• [Task to carry out]:
Reproduce the listing below character for character; drop every image.
━━━
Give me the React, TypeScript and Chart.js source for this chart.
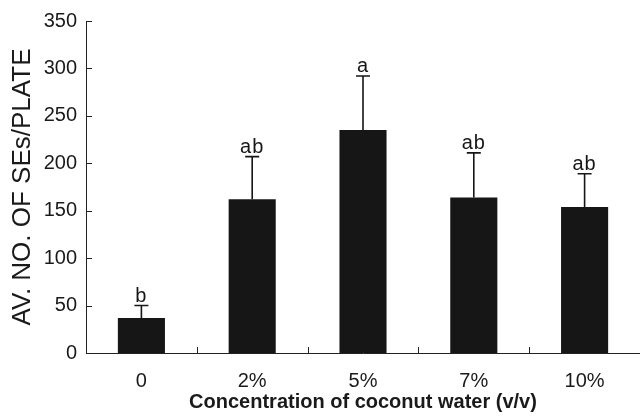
import React, { useEffect, useRef } from "react";
import { Chart, registerables } from "chart.js";

Chart.register(...registerables);

const categories = ["0", "2%", "5%", "7%", "10%"];
const means = [37, 162, 235, 164, 154];
const errors = [13, 45, 57, 47, 35];
const letters = ["b", "ab", "a", "ab", "ab"];
const yTicks = [0, 50, 100, 150, 200, 250, 300, 350];

const FONT = "'Liberation Sans', Arial, Helvetica, sans-serif";

const errorPlugin = {
  id: "errorLetters",
  afterDatasetsDraw(chart: any) {
    const { ctx, scales } = chart;
    const x = scales.x;
    const y = scales.y;
    ctx.save();
    ctx.strokeStyle = "#161616";
    ctx.fillStyle = "#161616";
    ctx.lineWidth = 1.6;
    means.forEach((m, i) => {
      const px = x.getPixelForValue(i);
      const yTop = y.getPixelForValue(m);
      const yErr = y.getPixelForValue(m + errors[i]);
      ctx.beginPath();
      ctx.moveTo(px, yTop);
      ctx.lineTo(px, yErr);
      ctx.moveTo(px - 7, yErr);
      ctx.lineTo(px + 7, yErr);
      ctx.stroke();
      ctx.font = "20px " + FONT;
      ctx.textAlign = "center";
      ctx.textBaseline = "alphabetic";
      (ctx as any).letterSpacing = "1px";
      ctx.fillText(letters[i], px, yErr - 4);
      (ctx as any).letterSpacing = "0px";
    });
    // inward tick marks
    ctx.lineWidth = 1;
    ctx.strokeStyle = "#222";
    const left = chart.chartArea.left;
    const bottom = chart.chartArea.bottom;
    yTicks.forEach((v) => {
      const py = Math.round(y.getPixelForValue(v)) + 0.5;
      ctx.beginPath();
      ctx.moveTo(left, py);
      ctx.lineTo(left + 6, py);
      ctx.stroke();
    });
    for (let i = 0; i < categories.length - 1; i++) {
      const px = Math.round((x.getPixelForValue(i) + x.getPixelForValue(i + 1)) / 2) + 0.5;
      ctx.beginPath();
      ctx.moveTo(px, bottom);
      ctx.lineTo(px, bottom - 6);
      ctx.stroke();
    }
    ctx.restore();
  },
};

export default function App() {
  const ref = useRef<HTMLCanvasElement>(null);
  useEffect(() => {
    if (!ref.current) return;
    const chart = new Chart(ref.current, {
      type: "bar",
      data: {
        labels: categories,
        datasets: [
          {
            data: means,
            backgroundColor: "#161616",
            borderColor: "#3a3a3a",
            borderWidth: 0,
            barPercentage: 0.425,
            categoryPercentage: 1,
          },
        ],
      },
      plugins: [errorPlugin],
      options: {
        animation: false,
        responsive: true,
        maintainAspectRatio: false,
        layout: { padding: { top: 16, right: 0, left: 0, bottom: 0 } },
        plugins: { legend: { display: false }, tooltip: { enabled: false } },
        scales: {
          x: {
            grid: { display: false, drawTicks: false },
            border: { display: true, color: "#222", width: 1 },
            ticks: { color: "#1a1a1a", font: { size: 20, family: FONT }, padding: 16 },
            title: {
              display: true,
              text: "Concentration of coconut water (v/v)",
              color: "#1a1a1a",
              font: { size: 20, family: FONT, weight: "bold" },
              padding: { top: 0, bottom: 3 },
            },
            afterFit(scale: any) {
              scale.height = 64;
            },
          },
          y: {
            min: 0,
            max: 350,
            grid: { display: false, drawTicks: false },
            border: { display: true, color: "#222", width: 1 },
            ticks: {
              stepSize: 50,
              color: "#1a1a1a",
              font: { size: 20, family: FONT },
              padding: 9,
            },
            title: {
              display: true,
              text: "AV. NO. OF SEs/PLATE",
              color: "#1a1a1a",
              font: { size: 26, family: FONT },
              padding: { top: 7, bottom: 0 },
            },
            afterFit(scale: any) {
              scale.width = 86;
            },
          },
        },
      },
    });
    return () => chart.destroy();
  }, []);
  return (
    <div style={{ position: "absolute", left: 0, top: 0, width: 640, height: 417, background: "#fff" }}>
      <canvas ref={ref} />
    </div>
  );
}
━━━
• [Result of this task]:
Give me the React, TypeScript and Chart.js source for this chart.
import React, { useEffect, useRef } from "react";
import { Chart, registerables } from "chart.js";

Chart.register(...registerables);

const categories = ["0", "2%", "5%", "7%", "10%"];
const means = [37, 162, 235, 164, 154];
const errors = [13, 45, 57, 47, 35];
const letters = ["b", "ab", "a", "ab", "ab"];
const yTicks = [0, 50, 100, 150, 200, 250, 300, 350];

const FONT = "'Liberation Sans', Arial, Helvetica, sans-serif";

const errorPlugin = {
  id: "errorLetters",
  afterDatasetsDraw(chart: any) {
    const { ctx, scales } = chart;
    const x = scales.x;
    const y = scales.y;
    ctx.save();
    ctx.strokeStyle = "#161616";
    ctx.fillStyle = "#161616";
    ctx.lineWidth = 1.6;
    means.forEach((m, i) => {
      const px = x.getPixelForValue(i);
      const yTop = y.getPixelForValue(m);
      const yErr = y.getPixelForValue(m + errors[i]);
      ctx.beginPath();
      ctx.moveTo(px, yTop);
      ctx.lineTo(px, yErr);
      ctx.moveTo(px - 7, yErr);
      ctx.lineTo(px + 7, yErr);
      ctx.stroke();
      ctx.font = "20px " + FONT;
      ctx.textAlign = "center";
      ctx.textBaseline = "alphabetic";
      (ctx as any).letterSpacing = "1px";
      ctx.fillText(letters[i], px, yErr - 4);
      (ctx as any).letterSpacing = "0px";
    });
    // inward tick marks
    ctx.lineWidth = 1;
    ctx.strokeStyle = "#222";
    const left = chart.chartArea.left;
    const bottom = chart.chartArea.bottom;
    yTicks.forEach((v) => {
      const py = Math.round(y.getPixelForValue(v)) + 0.5;
      ctx.beginPath();
      ctx.moveTo(left, py);
      ctx.lineTo(left + 6, py);
      ctx.stroke();
    });
    for (let i = 0; i < categories.length - 1; i++) {
      const px = Math.round((x.getPixelForValue(i) + x.getPixelForValue(i + 1)) / 2) + 0.5;
      ctx.beginPath();
      ctx.moveTo(px, bottom);
      ctx.lineTo(px, bottom - 6);
      ctx.stroke();
    }
    ctx.restore();
  },
};

export default function App() {
  const ref = useRef<HTMLCanvasElement>(null);
  useEffect(() => {
    if (!ref.current) return;
    const chart = new Chart(ref.current, {
      type: "bar",
      data: {
        labels: categories,
        datasets: [
          {
            data: means,
            backgroundColor: "#161616",
            borderColor: "#3a3a3a",
            borderWidth: 0,
            barPercentage: 0.425,
            categoryPercentage: 1,
          },
        ],
      },
      plugins: [errorPlugin],
      options: {
        animation: false,
        responsive: true,
        maintainAspectRatio: false,
        layout: { padding: { top: 16, right: 0, left: 0, bottom: 0 } },
        plugins: { legend: { display: false }, tooltip: { enabled: false } },
        scales: {
          x: {
            grid: { display: false, drawTicks: false },
            border: { display: true, color: "#222", width: 1 },
            ticks: { color: "#1a1a1a", font: { size: 20, family: FONT }, padding: 16 },
            title: {
              display: true,
              text: "Concentration of coconut water (v/v)",
              color: "#1a1a1a",
              font: { size: 20, family: FONT, weight: "bold" },
              padding: { top: 0, bottom: 3 },
            },
            afterFit(scale: any) {
              scale.height = 64;
            },
          },
          y: {
            min: 0,
            max: 350,
            grid: { display: false, drawTicks: false },
            border: { display: true, color: "#222", width: 1 },
            ticks: {
              stepSize: 50,
              color: "#1a1a1a",
              font: { size: 20, family: FONT },
              padding: 9,
            },
            title: {
              display: true,
              text: "AV. NO. OF SEs/PLATE",
              color: "#1a1a1a",
              font: { size: 26, family: FONT },
              padding: { top: 7, bottom: 0 },
            },
            afterFit(scale: any) {
              scale.width = 86;
            },
          },
        },
      },
    });
    return () => chart.destroy();
  }, []);
  return (
    <div style={{ position: "absolute", left: 0, top: 0, width: 640, height: 417, background: "#fff" }}>
      <canvas ref={ref} />
    </div>
  );
}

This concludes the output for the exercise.